Tools needed for wiring security cameras

Tools such as ladders, drills, and a means to fish the wiring through holes and tight spaces aren’t what we will focus on here but rather… we’ll list the less commonly used tools needed specific for this work.

Compression Tool – If you are not using a premade coaxial cable or Cat 5 then you’ll need a compression Tool. Most often people will use a compression tool specifically designed for BNC fittings and they can be costly, as much as $100. If you are using RG6 then you can consider using a tool to compress on F connectors and then purchase and F to BNC adapter which simply spins on by hand. F connector compression tools cost around $65 and are readily available at many big box home improvement retailers as well as online.

Wire Strippers – There may be two different styles you will need. If you are using coaxial cable you’d need a stripper designed for coax, you can view this tool on this page link. You’ll also want a wire stripper for the Cat5 or the 16/2 – 18/2 power wire.

Drill Bits – The two drill bits we prefer are the spade bit and the uni-bit. The spade bit drills a clean hole through wood. The uni-bit works well when drilling through plastic.wiring home camera tools and parts

Tips for wiring Security Cameras:

1.  Turn off any electrical breakers before drilling or pulling wire.

2.  Check with local building officials regarding local permitting and code requirements related to the cabling process.

3.  If you are using pre-made wires which come with a complete kit, or any other premade wires, handle the wires and fittings with a great deal of care (we learned this this hard way – be very gentle). Exerting any amount of force on the wire when pulling it or on the fittings can and will ruin the wire.

4.  Label both ends of the wire so that you know, before you pull the wire, how to identify a particular camera. Labeling wires on both ends is a huge time saver in the long run.

5.  (If you are running cables that are NOT pre-made then this tip doesn’t apply because it doesn’t matter which end you run first.) It’s important to become familiar with the connectors at both ends; verify the correct connector properly connects to the camera before you begin to pull the wire from point A to point B. Look to see which end is male and verify the other end is female. Not all cables are created equal and if you skip this step it could cost you a lot of time and headache redoing the work because you pulled the wrong end. Because there are so many different manufactures we can’t list which end to pull, you will need to look at your equipment and verify which end before you start wiring. 

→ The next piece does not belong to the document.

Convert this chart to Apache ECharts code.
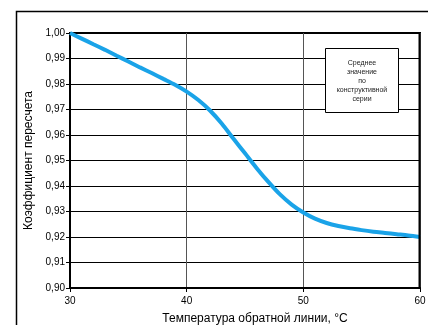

6.  Talk with your camera equipment supplier about the distance wire run limitations specific to the equipment you are buying and running wires in your project. This is especially important if you are running wires and installing your own cable fittings.

7.  Look before you drill, strike one nail with a spade bit and it’s ruined. It might be a good idea to have an extra on hand.

8.  If your DVR has an Ethernet Port for connecting your home computer network or router than you’ll want to run a CAT5 wire from the DVR back to the router.